## Diagram: Agentic Reasoning and Tool Integration Flow
### Overview
The image is a diagram illustrating a process flow for agentic reasoning and tool integration. It depicts the steps from input to policy model, agentic reasoning with tool integration, answer generation, reward calculation using reference and reward models, group computation, and finally, advantage determination.
### Components/Axes
* **Input:** The starting point of the process, represented by an arrow pointing towards the "Policy Model".
* **Policy Model:** A rectangular box labeled "Policy Model" with a robot icon.
* **Agentic Reasoning + Tool Integration:** A blue rounded rectangle containing multiple blocks labeled "RTO" (Reasoning, Tool, Output). The number of "RTO" blocks varies across different paths.
* **R:** Reasoning
* **T:** Tool
* **O:** Output
* **Answer:** A red rounded rectangle containing "A" (Answer) blocks, each associated with either a green checkmark (correct) or a red "X" (incorrect).
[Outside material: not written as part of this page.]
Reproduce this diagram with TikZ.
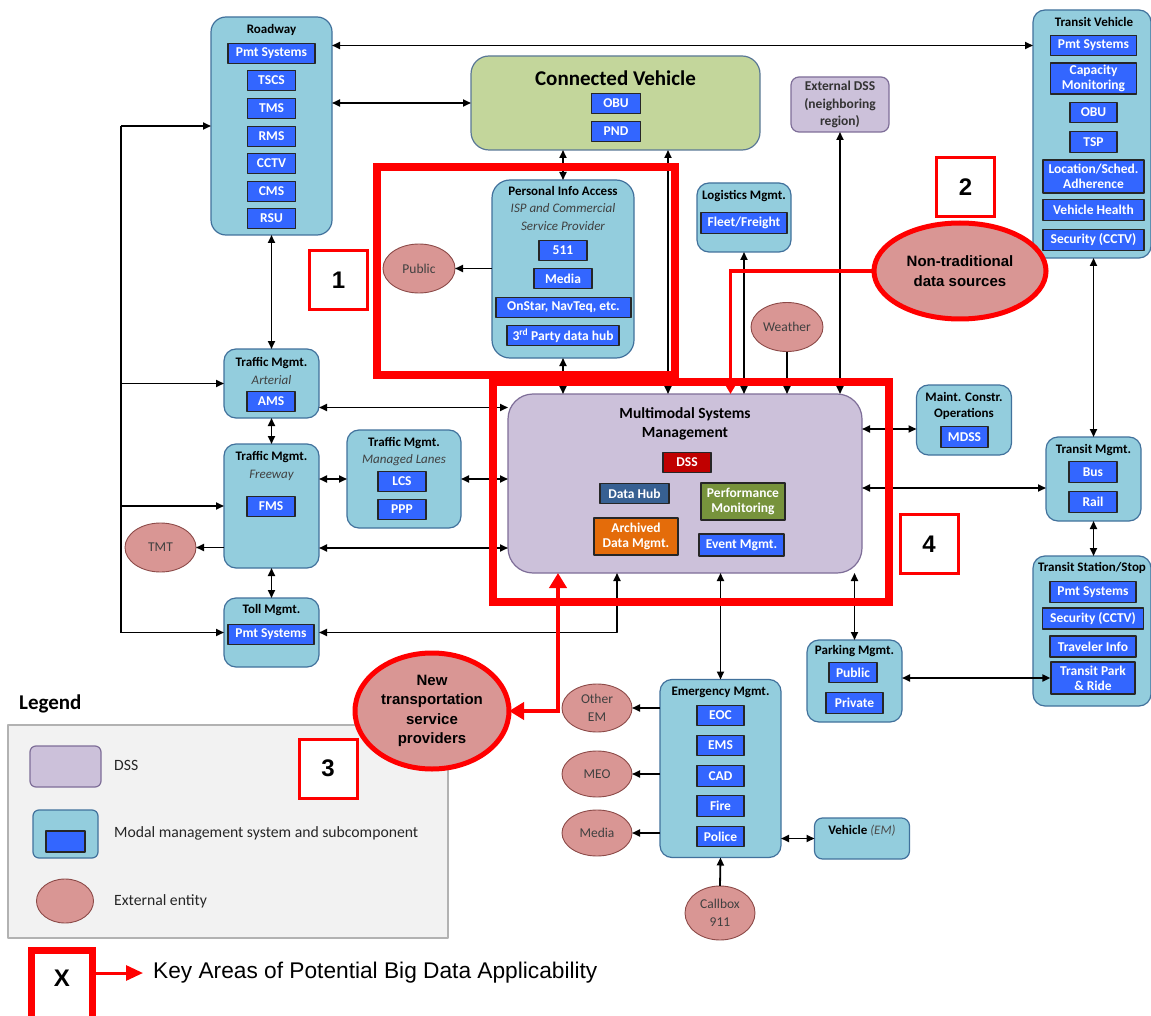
\documentclass[tikz,border=0pt]{standalone}
\usepackage{fontspec}
\setmainfont{Carlito}
\newfontfamily\arialfont{Liberation Sans}
\usetikzlibrary{arrows.meta,shapes.geometric,positioning}

\definecolor{sysfill}{HTML}{93CDDD}
\definecolor{sysedge}{HTML}{41719C}
\definecolor{subblue}{HTML}{3366FF}
\definecolor{entfill}{HTML}{D99694}
\definecolor{entedge}{HTML}{8C4A48}
\definecolor{dssfill}{HTML}{CCC1DA}
\definecolor{dssedge}{HTML}{7E6E98}
\definecolor{cvfill}{HTML}{C3D69B}
\definecolor{cvedge}{HTML}{5A7896}
\definecolor{legfill}{HTML}{F2F2F2}
\definecolor{hubblue}{HTML}{376092}
\definecolor{perfgreen}{HTML}{77933C}
\definecolor{archorange}{HTML}{E46C0A}
\definecolor{dssred}{HTML}{C00000}

\newcommand\ttlfnt{\bfseries\fontsize{13}{16}\selectfont}
\newcommand\subfnt{\bfseries\fontsize{13.5}{15}\selectfont}
\newcommand\itfnt{\itshape\fontsize{13}{18}\selectfont}
\newcommand\entfnt{\fontsize{13.5}{18}\selectfont}
\newcommand\bigfnt{\arialfont\bfseries\fontsize{15}{19.5}\selectfont}
\newcommand\keyfnt{\arialfont\bfseries\fontsize{24}{24}\selectfont}

\tikzset{
  sys/.style={draw=sysedge, fill=sysfill, line width=1.2pt, rounded corners=12pt, inner sep=0pt, outer sep=0pt},
  sub/.style={draw=black!85, fill=subblue, line width=1.2pt, text=white, font=\subfnt, minimum height=20.5, inner sep=0pt, align=center},
  ent/.style={ellipse, draw=entedge, fill=entfill, line width=0.9pt, text=black!75, font=\entfnt, inner sep=0pt, outer sep=0pt, align=center},
  hotent/.style={ent, draw=red, line width=5pt, text=black, font=\bigfnt},
  ttl/.style={font=\ttlfnt, align=center, inner sep=0pt},
  sttl/.style={font=\itfnt, text=black!75, align=center, inner sep=0pt},
  lnk/.style={line width=1.8pt},
  hot/.style={draw=red, line width=8pt, line join=miter},
  keybox/.style={draw=red, line width=3pt, fill=white, line join=miter, font=\keyfnt, minimum width=58, minimum height=59, inner sep=0pt},
  redarr/.style={draw=red, line width=4pt, line join=miter, {Triangle[length=15pt,width=17pt]}-{Triangle[length=15pt,width=17pt]}},
  legtxt/.style={anchor=west, font=\fontsize{15.7}{18}\selectfont, text=black!85, inner sep=0pt}
}

\begin{document}
\begin{tikzpicture}[x=1pt, y=-1pt, line join=round, >={Triangle[length=8pt,width=7pt]}]
\useasboundingbox (0,0) rectangle (1151,1016);
\fill[white] (0,0) rectangle (1151,1016);

% legend
\node[anchor=west, font=\bfseries\fontsize{21}{24}\selectfont, inner sep=0pt] (legT) at (19,704) {Legend};
\draw[fill=legfill, draw=black!30, line width=1.5pt] (8,725) rectangle (448,938);
\draw[fill=dssfill, draw=dssedge, line width=1.2pt, rounded corners=6pt] (30,746) rectangle (101,787);
\draw[fill=sysfill, draw=sysedge, line width=1.2pt, rounded corners=6pt] (33,810) rectangle (98,858);
\draw[fill=subblue, draw=black!85, line width=1.5pt] (46,831) rectangle (85,852);
\node[ent, minimum width=57, minimum height=44] (legE) at (65,901) {};
\node[legtxt] (legA) at (114,765) {DSS};
\node[legtxt] (legB) at (114,833) {Modal management system and subcomponent};
\node[legtxt] (legC) at (114,901) {External entity};

% roadway
\node[sys, rounded corners=15pt, minimum width=121, minimum height=218] (road) at (271.5,126) {};
\node[ttl] (roadT) at (271.5,30) {Roadway};
\foreach \t/\y/\w [count=\i] in {Pmt Systems/53.5/87,TSCS/80.5/48,TMS/108.5/48,RMS/136.5/48,CCTV/163.5/48,CMS/191.5/48,RSU/218.5/48}
  \node[sub, minimum width=\w] (road\i) at (271.5,\y) {\t};

% connected vehicle
\node[draw=cvedge, fill=cvfill, line width=1.2pt, rounded corners=18pt, minimum width=289, minimum height=94, inner sep=0pt, outer sep=0pt] (cv) at (615.5,103) {};
\node[font=\bfseries\fontsize{21}{22}\selectfont, inner sep=0pt] (cvT) at (615.5,78) {Connected Vehicle};
\node[sub, minimum width=49] (obu) at (616,103.5) {OBU};
\node[sub, minimum width=49] (pnd) at (616,131.5) {PND};

% external dss
\node[draw=dssedge, fill=dssfill, line width=1.2pt, rounded corners=8pt, minimum width=98, minimum height=55, inner sep=0pt, outer sep=0pt, font=\bfseries\fontsize{13.5}{17.5}\selectfont, text=black!80, align=center] (xdss) at (840,104.5) {External DSS\\(neighboring\\region)};

% transit vehicle
\node[sys, minimum width=118, minimum height=248] (tveh) at (1092,134) {};
\node[ttl] (tvehT) at (1094,22) {Transit Vehicle};
\foreach \t/\y/\w/\h [count=\i] in {Pmt Systems/45.5/86/20.5,Capacity\\Monitoring/78.5/86/31,OBU/112.5/47/20.5,TSP/142/47/20.5,{Location/Sched.\\Adherence}/176.5/101/33,Vehicle Health/210/101/21,Security (CCTV)/240/101/21}
  \node[sub, minimum width=\w, minimum height=\h] (tveh\i) at (1093.5,\y) {\t};

% personal info access
\node[sys, rounded corners=18pt, minimum width=142, minimum height=178] (pia) at (563,269) {};
\node[ttl] (piaT) at (563,191) {Personal Info Access};
\node[sttl] (piaS) at (563,217) {ISP and Commercial\\Service Provider};
\node[sub, minimum width=48] (pia1) at (563,250.5) {511};
\node[sub, minimum width=58] (pia2) at (563,278.5) {Media};
\node[sub, minimum width=135] (pia3) at (563.5,307.5) {OnStar, NavTeq, etc.};
\node[sub, minimum width=112] (pia4) at (563,335.5) {3\textsuperscript{rd} Party data hub};

% logistics
\node[sys, minimum width=94, minimum height=69] (logi) at (744,217.5) {};
\node[ttl] (logiT) at (744,196) {Logistics Mgmt.};
\node[sub, minimum width=86] (logi1) at (744,223) {Fleet/Freight};

% traffic management
\node[sys, minimum width=95, minimum height=69] (art) at (271.5,383.5) {};
\node[ttl] (artT) at (271.5,363) {Traffic Mgmt.};
\node[sttl] (artS) at (271.5,380) {Arterial};
\node[sub, minimum width=48] (art1) at (271,401.5) {AMS};

\node[sys, minimum width=95, minimum height=124] (fwy) at (271.5,506) {};
\node[ttl] (fwyT) at (271.5,457) {Traffic Mgmt.};
\node[sttl] (fwyS) at (271.5,475) {Freeway};
\node[sub, minimum width=48] (fwy1) at (271,506.5) {FMS};

\node[sys, minimum width=114, minimum height=98] (mlane) at (404,479) {};
\node[ttl] (mlaneT) at (404,443) {Traffic Mgmt.};
\node[sttl] (mlaneS) at (404,460) {Managed Lanes};
\node[sub, minimum width=48] (mlane1) at (402,481.5) {LCS};
\node[sub, minimum width=48] (mlane2) at (402,509.5) {PPP};

\node[sys, minimum width=95, minimum height=69] (toll) at (271.5,632.5) {};
\node[ttl] (tollT) at (271.5,610) {Toll Mgmt.};
\node[sub, minimum width=86] (toll1) at (271,634.5) {Pmt Systems};

% multimodal systems management
\node[draw=dssedge, fill=dssfill, line width=1.2pt, rounded corners=25pt, minimum width=354, minimum height=179, inner sep=0pt, outer sep=0pt] (msm) at (685,483.5) {};
\node[font=\bfseries\fontsize{15.5}{19}\selectfont, align=center, inner sep=0pt] (msmT) at (685,423.5) {Multimodal Systems\\Management};
\node[sub, fill=dssred, minimum width=48] (msm1) at (687,462.5) {DSS};
\node[sub, fill=hubblue, minimum width=69] (msm2) at (634.5,493.5) {Data Hub};
\node[sub, fill=perfgreen, minimum width=84, minimum height=37] (msm3) at (743,501.5) {Performance\\Monitoring};
\node[sub, fill=archorange, minimum width=84, minimum height=37] (msm4) at (636,536.5) {Archived\\Data Mgmt.};
\node[sub, minimum width=85, minimum height=22] (msm5) at (741.5,545) {Event Mgmt.};

% right side
\node[sys, minimum width=95, minimum height=70] (maint) at (964,420) {};
\node[ttl] (maintT) at (964,406) {Maint. Constr.\\Operations};
\node[sub, minimum width=47] (maint1) at (964.5,437) {MDSS};

\node[sys, minimum width=95, minimum height=84] (tmgmt) at (1093.5,479) {};
\node[ttl] (tmgmtT) at (1093.5,450) {Transit Mgmt.};
\node[sub, minimum width=48] (tmgmt1) at (1093,472) {Bus};
\node[sub, minimum width=48] (tmgmt2) at (1093,502) {Rail};

\node[sys, minimum width=118, minimum height=150] (tstat) at (1092,631) {};
\node[ttl] (tstatT) at (1092,568) {Transit Station/Stop};
\foreach \t/\y/\w/\h [count=\i] in {Pmt Systems/592/86/20.5,Security (CCTV)/618.5/101/21,Traveler Info/646.5/86/21,Transit Park\\\& Ride/678/84/32}
  \node[sub, minimum width=\w, minimum height=\h] (tstat\i) at (1093,\y) {\t};

\node[sys, minimum width=95, minimum height=82] (park) at (854.5,681) {};
\node[ttl] (parkT) at (854.5,651) {Parking Mgmt.};
\node[sub, minimum width=48] (park1) at (853,672.5) {Public};
\node[sub, minimum width=57] (park2) at (854.5,703) {Private};

% emergency
\node[sys, minimum width=121, minimum height=178] (emg) at (720.5,768.5) {};
\node[ttl] (emgT) at (720.5,692) {Emergency Mgmt.};
\foreach \t/\y [count=\i] in {EOC/715.5,EMS/745.5,CAD/776,Fire/806,Police/836.5}
  \node[sub, minimum width=47] (emg\i) at (720.5,\y) {\t};
\node[sys, rounded corners=8pt, minimum width=95, minimum height=41] (vem) at (862,838.5) {};
\node[ttl] (vemT) at (862,831) {Vehicle \textit{\mdseries\color{black!70}(EM)}};

% external entities
\node[ent, minimum width=72, minimum height=49] (pub) at (419,268.5) {Public};
\node[ent, minimum width=72, minimum height=49] (wx) at (787,327) {Weather};
\node[ent, minimum width=71, minimum height=49] (tmt) at (160.5,547.5) {TMT};
\node[ent, minimum width=70, minimum height=48] (oem) at (597,708) {Other\\EM};
\node[ent, minimum width=70, minimum height=46] (meo) at (597,774) {MEO};
\node[ent, minimum width=70, minimum height=46] (med) at (597,833) {Media};
\node[ent, minimum width=70, minimum height=54] (cbx) at (720,913) {Callbox\\911};

% connectors
\coordinate (bus) at (121,126);
\draw[lnk,->] (bus) -- (road.west);
\draw[lnk] (bus) -- (bus |- toll.west);
\foreach \n in {art,fwy,toll}
  \draw[lnk,->] (bus |- \n.west) -- (\n.west);
\draw[lnk,<->] (road.south) -- (art.north);
\draw[lnk,<->] (art.south) -- (fwy.north);
\draw[lnk,<->] (fwy.south) -- (toll.north);
\draw[lnk,->] (fwy.west |- tmt.east) -- (tmt.east);
\draw[lnk,<->] (fwy.east |- mlane.west) -- (mlane.west);
\draw[lnk,<->] (mlane.east) -- (mlane.east -| msm.west);
\draw[lnk,<->] ([yshift=-24pt]art.east) -- ([yshift=-24pt]art.east -| msm.west);
\draw[lnk,<->] ([yshift=-42pt]fwy.east) -- ([yshift=-42pt]fwy.east -| msm.west);
\draw[lnk,<->] (toll.east) -| ([xshift=-68pt]msm.south);
\draw[lnk,<->] (cv.west -| road.east) -- (cv.west);
\draw[lnk,<->] (tveh1.west -| road.east) -- (tveh1.west -| tveh.west);
\draw[lnk,<->] (pia.north) -- (pia.north |- cv.south);
\draw[lnk,->] (pia.west |- pub.east) -- (pub.east);
\draw[lnk,<->] (pia.south) -- (pia.south |- msm.north);
\draw[lnk,<->] ([xshift=52.5pt]cv.south) -- ([xshift=52.5pt]cv.south |- msm.north);
\draw[lnk,<->] (logi.south) -- (logi.south |- msm.north);
\draw[lnk,->] (wx.south) -- (wx.south |- msm.north);
\draw[lnk,<->] (xdss.south) -- (xdss.south |- msm.north);
\draw[lnk,<->] ([yshift=-9pt]maint.west -| msm.east) -- ([yshift=-9pt]maint.west);
\draw[lnk,<->] ([yshift=-9pt]tmgmt.west -| msm.east) -- ([yshift=-9pt]tmgmt.west);
\draw[lnk,<->] (tmgmt.north |- tveh.south) -- (tmgmt.north);
\draw[lnk,<->] (tmgmt.south) -- (tmgmt.south |- tstat.north);
\draw[lnk,<->] (park.north) -- (park.north |- msm.south);
\draw[lnk,<->] (park.east |- tstat4.west) -- (tstat4.west);
\draw[lnk,<->] (emg.north) -- (emg.north |- msm.south);
\foreach \n in {oem,meo,med}
  \draw[lnk,->] (emg.west |- \n.east) -- (\n.east);
\draw[lnk,<->] (emg.east |- vem.west) -- (vem.west);
\draw[lnk,->] (cbx.north) -- (emg.south);

% key areas
\draw[hot] (377,167) rectangle (675,375);
\draw[hot] (493,382) rectangle (889,602);
\node[hotent, minimum width=172, minimum height=96] (nt) at (960,271) {Non-traditional\\data sources};
\node[hotent, minimum width=154, minimum height=116] (nts) at (432,711) {New\\transportation\\service\\providers};
\draw[draw=red, line width=3.5pt, line join=miter, -{Triangle[length=11pt,width=12pt]}] (nt.west) -| ([xshift=45.5pt]msm.north);
\draw[redarr] (nts.east) -| ([xshift=-127pt]msm.south);
\node[keybox] (key1) at (338.5,280.5) {1};
\node[keybox] (key2) at (965.5,187.5) {2};
\node[keybox] (key3) at (328,768.5) {3};
\node[keybox] (key4) at (929,544) {4};

% key
\node[keybox, line width=7pt, minimum width=61, minimum height=80] (keyx) at (61.5,990) {};
\node[font=\keyfnt, inner sep=0pt] (keyxT) at (62,978) {X};
\node[anchor=west, inner sep=0pt, inner xsep=10pt, font=\arialfont\fontsize{22.7}{24}\selectfont] (keyT) at (143,973) {Key Areas of Potential Big Data Applicability};
\draw[draw=red, line width=3pt, line join=miter, -{Triangle[length=17pt,width=15pt]}] ([yshift=17pt]keyx.east) -- (keyT.west);
\end{tikzpicture}
\end{document}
* **Reference Model:** A rectangular box labeled "Reference Model".
* **Reward Model:** A rectangular box labeled "Reward Model".
* **Rewards:** A purple rounded rectangle containing "r" (reward) blocks.
* **Group Computation:** A rectangular box labeled "Group Computation".
* **Advantage:** An orange rounded rectangle containing "Adv" (advantage) blocks.
### Detailed Analysis or ### Content Details
1. **Input to Policy Model:** The process begins with an "Input" that feeds into a "Policy Model".
2. **Policy Model to Agentic Reasoning:** The output of the "Policy Model" is fed into the "Agentic Reasoning + Tool Integration" stage. This stage involves multiple iterations of Reasoning, Tool usage, and Output generation ("RTO"). There are three visible paths, with the top path containing approximately 10 "RTO" blocks, the middle path containing 3 "RTO" blocks, and the bottom path containing approximately 5 "RTO" blocks.
3. **Agentic Reasoning to Answer:** The output of the "Agentic Reasoning + Tool Integration" stage leads to the "Answer" stage. This stage evaluates the answers ("A") and marks them as either correct (checkmark) or incorrect ("X").
4. **Answer to Reference/Reward Models:** The output from the "Answer" stage is fed into both the "Reference Model" and the "Reward Model".
5. **Reference/Reward Models to Rewards:** The "Reference Model" and "Reward Model" contribute to the "Rewards" stage, which contains multiple "r" (reward) blocks.
6. **Rewards to Group Computation:** The output of the "Rewards" stage is processed by "Group Computation".
7. **Group Computation to Advantage:** The output of "Group Computation" leads to the "Advantage" stage, which contains multiple "Adv" (advantage) blocks.
8. **Feedback Loop:** A feedback loop connects the "Advantage" stage back to the "Policy Model", suggesting that the advantage information is used to refine the policy.
### Key Observations
* The diagram illustrates a closed-loop system where the "Advantage" is fed back into the "Policy Model", enabling continuous learning and improvement.
* The "Agentic Reasoning + Tool Integration" stage is a key component, involving multiple iterations of reasoning, tool usage, and output generation.
* The "Answer" stage evaluates the correctness of the answers, providing feedback for the reward calculation.
* The "Reference Model" and "Reward Model" are used to determine the rewards, which are then used to compute the advantage.
### Interpretation
The diagram represents a sophisticated system for agentic reasoning and tool integration. The system takes an input, uses a policy model to generate actions, reasons and uses tools to produce outputs, evaluates the answers, calculates rewards based on reference and reward models, computes the advantage, and uses this advantage to refine the policy model. The feedback loop is crucial for enabling the system to learn and improve over time. The varying number of "RTO" blocks in the "Agentic Reasoning + Tool Integration" stage suggests that different paths may involve different levels of reasoning and tool usage. The "Answer" stage's evaluation of correctness indicates a mechanism for assessing the quality of the generated answers.